By MARY MCNAMARA
Los Angeles Times
An event most often criticized for being self-indulgent and self-congratulatory – so over-long, repetitive and predictable that the host is all but required to joke about its absurdity – this year’s Academy Awards was a strange compilation of atonal moments in which the audience was kept perpetually off-balance. Host Chris Rock called Hollywood out on its racism and then sent his daughters out to sell Girl Scout cookies. The mood whipsawed from the shocking to the familiar and back again, often in the space of a few moments.

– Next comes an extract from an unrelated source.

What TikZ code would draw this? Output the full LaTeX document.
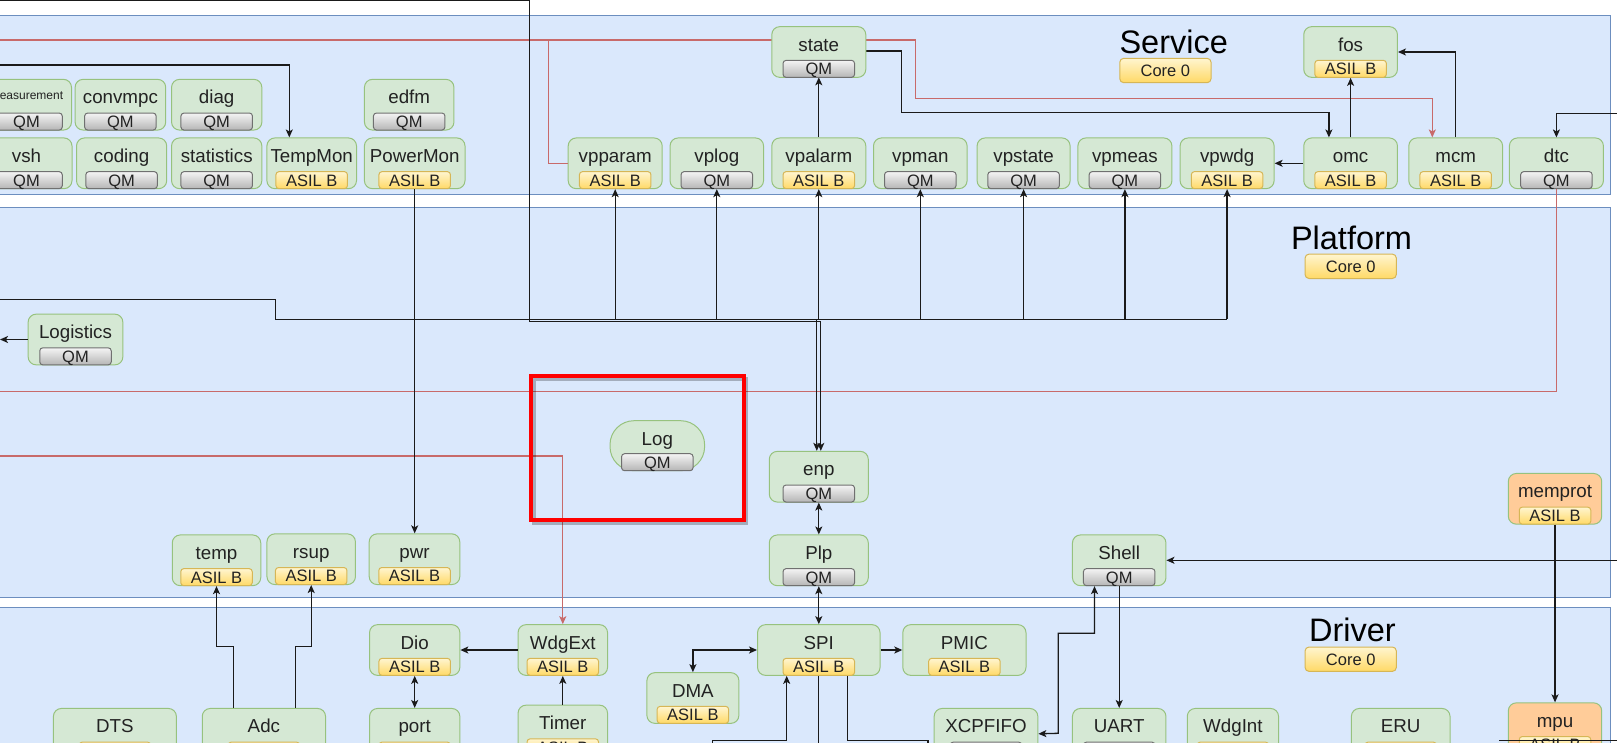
\documentclass[tikz,border=0pt]{standalone}
\usepackage{fontspec}
\setmainfont{Liberation Sans}
\usetikzlibrary{calc,arrows.meta}

\definecolor{lanefill}{HTML}{DAE8FC}
\definecolor{lanedraw}{HTML}{6C8EBF}
\definecolor{compfill}{HTML}{D5E8D4}
\definecolor{compdraw}{HTML}{97C27E}
\definecolor{orfill}{HTML}{FFCC99}
\definecolor{yelTop}{HTML}{FFF5CF}
\definecolor{yelBot}{HTML}{FFD966}
\definecolor{yelDraw}{HTML}{D6B656}
\definecolor{greyTop}{HTML}{F4F4F4}
\definecolor{greyBot}{HTML}{B5B5B5}
\definecolor{greyDraw}{HTML}{707070}
\definecolor{redline}{HTML}{C86A6A}
\definecolor{txt}{HTML}{222222}
\definecolor{edgecol}{HTML}{1A1A1A}

\tikzset{
  lane/.style={fill=lanefill, draw=lanedraw, line width=1pt},
  compbox/.style={rectangle, rounded corners=8pt, fill=compfill, draw=compdraw,
    line width=1pt, inner sep=0pt, minimum height=50.7pt},
  orbox/.style={compbox, fill=orfill},
  logbox/.style={compbox, rounded corners=24pt, minimum height=50pt},
  namelbl/.style={inner sep=0pt, anchor=base, text=txt,
    font=\fontsize{18.75}{22}\selectfont},
  badge/.style={rectangle, rounded corners=3pt, minimum width=71.5pt,
    minimum height=17pt, inner sep=0pt, line width=1pt, text=txt,
    font=\fontsize{16.5}{18}\selectfont, text height=11.8pt, text depth=0pt},
  qm/.style={badge, top color=greyTop, bottom color=greyBot, draw=greyDraw},
  asil/.style={badge, top color=yelTop, bottom color=yelBot, draw=yelDraw},
  corebadge/.style={asil, rounded corners=4pt, minimum width=91.3pt,
    minimum height=24.4pt},
  lanetitle/.style={inner sep=0pt, anchor=base, text=black,
    font=\fontsize{32.5}{36}\selectfont},
  edge/.style={draw=edgecol, line width=1.3pt},
  arr/.style={edge, -{Stealth[length=8pt,width=7pt,inset=2pt]}},
  darr/.style={edge, {Stealth[length=8pt,width=7pt,inset=2pt]}-{Stealth[length=8pt,width=7pt,inset=2pt]}},
  redge/.style={draw=redline, line width=1.3pt},
  rarr/.style={redge, -{Stealth[length=8pt,width=7pt,inset=2pt]}},
}

% component box: [box style]{name}{cx}{cy}{width}{label}{badge style}{badge text}
\newcommand{\comp}[8][compbox]{%
  \node[#1, minimum width=#5] (#2) at (#3,#4) {};
  \node[namelbl] (#2-n) at ($(#2.north)+(0,25)$) {#6};
  \node[#7] (#2-b) at ($(#2.south)+(0,-9)$) {#8};
}

\begin{document}
\begin{tikzpicture}[x=1pt,y=-1pt]
\useasboundingbox (0,0) rectangle (1617,742);
\clip (0,0) rectangle (1617,742);
\fill[white] (0,0) rectangle (1617,742);

% layers
\draw[lane] (-20,15) rectangle (1610,194);
\draw[lane] (-20,207.5) rectangle (1610,597);
\draw[lane] (-20,607) rectangle (1610,770);

\node[lanetitle] (svcT) at (1173.7,53.3) {Service};
\node[corebadge] (svcC) at (1165.4,70.5) {Core 0};
\node[lanetitle] (plfT) at (1351.5,249.3) {Platform};
\node[corebadge] (plfC) at (1350.7,266.3) {Core 0};
\node[lanetitle] (drvT) at (1352.4,641.7) {Driver};
\node[corebadge] (drvC) at (1350.7,659.2) {Core 0};

% ---------- components ----------
% Service
\comp{meas}{26.5}{104.7}{90}{\fontsize{12}{14}\selectfont\raisebox{4.3pt}{measurement}}{qm}{QM}
\comp{convmpc}{120.4}{104.7}{90.6}{convmpc}{qm}{QM}
\comp{diag}{216.7}{104.7}{90.3}{diag}{qm}{QM}
\comp{edfm}{409.2}{104.7}{89.5}{edfm}{qm}{QM}
\comp{vsh}{26.5}{163.3}{91}{vsh}{qm}{QM}
\comp{coding}{121.6}{163.3}{90.2}{coding}{qm}{QM}
\comp{statistics}{216.7}{163.3}{90.3}{statistics}{qm}{QM}
\comp{TempMon}{311.7}{163.3}{89.6}{TempMon}{asil}{ASIL B}
\comp{PowerMon}{414.7}{163.3}{100.6}{PowerMon}{asil}{ASIL B}
\comp{vpparam}{615.2}{163.3}{94}{vpparam}{asil}{ASIL B}
\comp{vplog}{716.8}{163.3}{93.5}{vplog}{qm}{QM}
\comp{vpalarm}{818.8}{163.3}{94}{vpalarm}{asil}{ASIL B}
\comp{vpman}{920.3}{163.3}{93.6}{vpman}{qm}{QM}
\comp{vpstate}{1023.6}{163.3}{93}{vpstate}{qm}{QM}
\comp{vpmeas}{1124.9}{163.3}{94}{vpmeas}{qm}{QM}
\comp{vpwdg}{1227.1}{163.3}{94}{vpwdg}{asil}{ASIL B}
\comp{omc}{1350.6}{163.3}{93.7}{omc}{asil}{ASIL B}
\comp{mcm}{1455.7}{163.3}{93.8}{mcm}{asil}{ASIL B}
\comp{dtc}{1556.4}{163.3}{94}{dtc}{qm}{QM}
\comp{fos}{1350.6}{52}{93.7}{fos}{asil}{ASIL B}

% Platform
\comp{Logistics}{75.5}{339.5}{94.7}{Logistics}{qm}{QM}
\comp[logbox]{Log}{657.3}{445.7}{94.6}{Log}{qm}{QM}
\comp{enp}{818.8}{476.7}{99}{enp}{qm}{QM}
\comp{Plp}{818.8}{560.3}{99}{Plp}{qm}{QM}
\comp{temp}{216.5}{560.3}{88.5}{temp}{asil}{ASIL B}
\comp{rsup}{311.2}{559.2}{88.5}{rsup}{asil}{ASIL B}
\comp{pwr}{414.5}{559.2}{90.6}{pwr}{asil}{ASIL B}
\comp{Shell}{1119.2}{560.3}{93.5}{Shell}{qm}{QM}
\comp[orbox]{memprot}{1555}{498.8}{93.4}{memprot}{asil}{ASIL B}

% Driver
\comp{Dio}{414.7}{650}{90.3}{Dio}{asil}{ASIL B}
\comp{WdgExt}{562.8}{650}{89.5}{WdgExt}{asil}{ASIL B}
\comp{SPI}{818.8}{650}{122.5}{SPI}{asil}{ASIL B}
\comp{PMIC}{964.4}{650}{123.2}{PMIC}{asil}{ASIL B}
\comp{DMA}{692.9}{698}{92}{DMA}{asil}{ASIL B}
\comp{DTS}{114.9}{733.8}{123}{DTS}{asil}{ASIL B}
\comp{Adc}{263.9}{733.8}{123.3}{Adc}{asil}{ASIL B}
\comp{port}{414.7}{733.8}{90.3}{port}{asil}{ASIL B}
\comp{Timer}{562.8}{730.5}{89.5}{Timer}{asil}{ASIL B}
\comp{XCPFIFO}{986}{733.8}{103.7}{XCPFIFO}{qm}{QM}
\comp{UART}{1119.2}{733.8}{93.5}{UART}{qm}{QM}
\comp{WdgInt}{1232.9}{733.8}{91.3}{WdgInt}{asil}{ASIL B}
\comp{ERU}{1400.7}{733.8}{98.7}{ERU}{asil}{ASIL B}
\comp[orbox]{mpu}{1555}{728.2}{93.4}{mpu}{asil}{ASIL B}

% ---------- connectors ----------
\coordinate (redIn) at (0,40);
\coordinate (redA) at (915.3,98.3);
\coordinate (redB) at (548.6,40);
\coordinate (redC) at (0,391.7);
\coordinate (redD) at (0,456);
\coordinate (tmIn) at (0,65);
\coordinate (dtcIn) at (1617,113.3);
\coordinate (so1) at (901.4,112.7);
\coordinate (logOut) at (0,339.5);
\coordinate (lftIn) at (0,299.3);
\coordinate (busL) at (275.5,319.3);
\coordinate (topIn) at (0,0.7);
\coordinate (aDown) at (529.6,321.7);
\coordinate (shIn) at (1617,560.3);
\coordinate (xcpBend) at (1058.2,733.3);
\coordinate (spiOut1) at (817.5,760);
\coordinate (spiOut2) at (928,740.7);
\coordinate (spiOut2e) at (928,760);
\coordinate (spiInL) at (712.8,760);
\coordinate (spiInB) at (786.7,740.7);
\coordinate (brL) at (1499.4,740.7);
\coordinate (brR) at (1617,740.7);

% red signal paths
\draw[redge] (redIn) -- (redIn -| 771.8,0);
\draw[rarr] (865.7,40) -| (redA) -| ([xshift=-23.4]mcm.north);
\draw[redge] (redB) |- (vpparam.west);
\draw[redge] (dtc.south) |- (redC);
\draw[rarr] (redD) -| (WdgExt.north);

% Service
\draw[arr] (tmIn) -| ([xshift=-22.4]TempMon.north);
\draw[arr] (865.7,51) -| (so1) -| ([xshift=-21.7]omc.north);
\draw[arr] (vpalarm.north) -- (818.8,77.3);
\draw[arr] (omc.north) -- (fos.south);
\draw[arr] (mcm.north) |- (fos.east);
\draw[arr] (omc.west) -- (vpwdg.east);
\draw[arr] (dtcIn) -| (dtc.north);

% Platform
\draw[arr] (Logistics.west) -- (logOut);
\draw[arr] (lftIn) -| (busL) -| ([xshift=-2]enp.north);
\draw[edge] (busL) -- (vpwdg.south |- busL);
\foreach \n in {vpparam,vplog,vpalarm,vpman,vpstate,vpmeas,vpwdg}
  \draw[arr] (\n.south |- busL) -- (\n.south);
\draw[arr] (topIn) -| (aDown) -| ([xshift=2]enp.north);
\draw[arr] (PowerMon.south) -- (PowerMon.south |- pwr.north);
\draw[darr] (enp.south) -- (Plp.north);
\draw[darr] (Plp.south) -- (SPI.north);
\draw[arr] (shIn) -- (Shell.east);
\draw[arr] (memprot.south) -- (mpu.north);
\draw[arr] (Shell.south) -- (UART.north);
\draw[darr] ([xshift=-24.7]Shell.south) -- ++(0,47) -| (xcpBend) -- (XCPFIFO.east);

% Driver
\draw[arr] (Timer.north) -- (WdgExt.south);
\draw[arr] (WdgExt.west) -- (Dio.east);
\draw[darr] (Dio.south) -- (port.north);
\draw[arr] ([xshift=-30.4]Adc.north) -- ++(0,-61.6) -| (temp.south);
\draw[arr] ([xshift=31.3]Adc.north) -- ++(0,-61.6) -| (rsup.south);
\draw[arr] (SPI.east) -- (PMIC.west);
\draw[darr] (SPI.west) -| (DMA.north);
\draw[edge] (SPI.south) -- (SPI.south |- spiOut1);
\draw[edge] ([xshift=29]SPI.south) |- (spiOut2) -- (spiOut2e);
\draw[arr] (spiInL) |- (spiInB) -- ([xshift=-32.1]SPI.south);
\draw[edge] (brL) -- (brR);

% state drawn over the red path
\comp{state}{818.8}{52}{94}{state}{qm}{QM}

% highlight frame around Log
\draw[black, opacity=0.25, line width=4pt] (534,379) rectangle (746,522.5);
\draw[red, line width=4pt] (531.2,376.3) rectangle (743.5,519.5);
\end{tikzpicture}
\end{document}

It was also the first Oscars in memory that, nakedly and unapologetically, attempted to do something other than hand out a bunch of gold statues. Which is revolutionary in and of itself.
From the moment the nominations were announced, the focus has been less on who made the list and more on who didn’t. Speculation about how Rock would handle hosting the #OscarsSoWhite ceremony ran to near frenzy. From the moment he stepped onto the stage in a white tuxedo jacket, it was clear he was not messing around.
“I counted at least 15 black people in that,” he said in reference to the show’s opening montage of the year’s films, adding: “Welcome to the White People’s Choice Awards.”
Narrowing the conversation about diversity to a black-and-white issue, he first downplayed the importance of this year’s protests – in past years, black people were “too busy being raped and lynched to care about best cinematographer,” he joked – before addressing them directly.
“Is Hollywood racist?” he asked finally. “You damn right Hollywood’s racist.”
After moving in and out of a few more jokes, he brought it back to the point: “We want the black actors to get the same opportunities as white actors. That’s it. And not just once . . All these guys get great parts all the time. But what about the black actors?”
Those who bet Rock would limit the issue to his monologue and then move on to more standard comedy lost that Oscars pool. Again and again, Rock returned to the theme of racism, in ways that sometimes worked – a clip in which best picture nominees were envisioned with black characters was very funny – and often did not. The evening’s oddest moment was Rock’s introduction of Stacey Dash as the academy’s new head of outreach. The bit left many baffled and reaching for Google. (Dash recently called for an end to Black History Month, among other things.)
In between Rock’s moments onstage, a more traditional ceremony occurred. Ryan Gosling sparred with Russell Crowe, Buzz and Woody revisited their cinematic bromance, Louis CK pointed out that the best documentary short subject was the most important award of the evening because it was the only Oscar “going home in a Honda.”
But the show also swung from women in dog collars dancing as the Weeknd sang “Earned It” to Vice President Joe Biden calling on the audience to help end rape and sexual assault on campuses before introducing Lady Gaga and her nominated song “Til It Happens to You.”
On top of the political challenges, this year’s telecast had brand-new producers, Reginald Hudlin and David Hill, who initiated several changes including a thank-you crawl, in which the people to whom winners felt indebted ran along the bottom of the screen, and a narrative order that purported to follow the timeline of filmmaking.
Taken together, it was, well, difficult to take together. Stitched into a new format and given the extra features of activism and admonishment, the evening often felt like the Franken-Oscars, a whole different sort of creature that no one could quite control. At times, it felt as if the winners were almost incidental.
Yet for all its flaws, Rock’s Oscars had some of the most powerful moments seen in the telecast’s history. His decision to honestly answer the question “Is Hollywood racist?” was brave and effective. Even when the jokes became one-note, there was no denying that, with the exception of the documentary and the foreign film categories, the winners were a procession of white people. Honestly, why can’t feature films be as reflective of human experience as documentaries?
Somewhere at the midway point, academy President Cheryl Boone Isaacs took the stage, as the academy president always does. Isaacs has been at the center of the #OscarsSoWhite storm even more than Rock, and her call to those in the audience to be part of the solution was simple and affecting. “It is not enough to listen and agree,” she said. “We must take action.”
After years of being dissed for its irrelevance, this year’s Oscars took action. The results were mixed, to be sure, and Rock did not ever settle into his usual balance of outrage and humanity. But it was an attempt. And if Hollywood believes, as it should, that film is a medium of truth-telling and a catalyst for change, then moments of self-examination should occur at least as often as those of celebration.
Even if they are not seamless evenings of splendid extravaganza.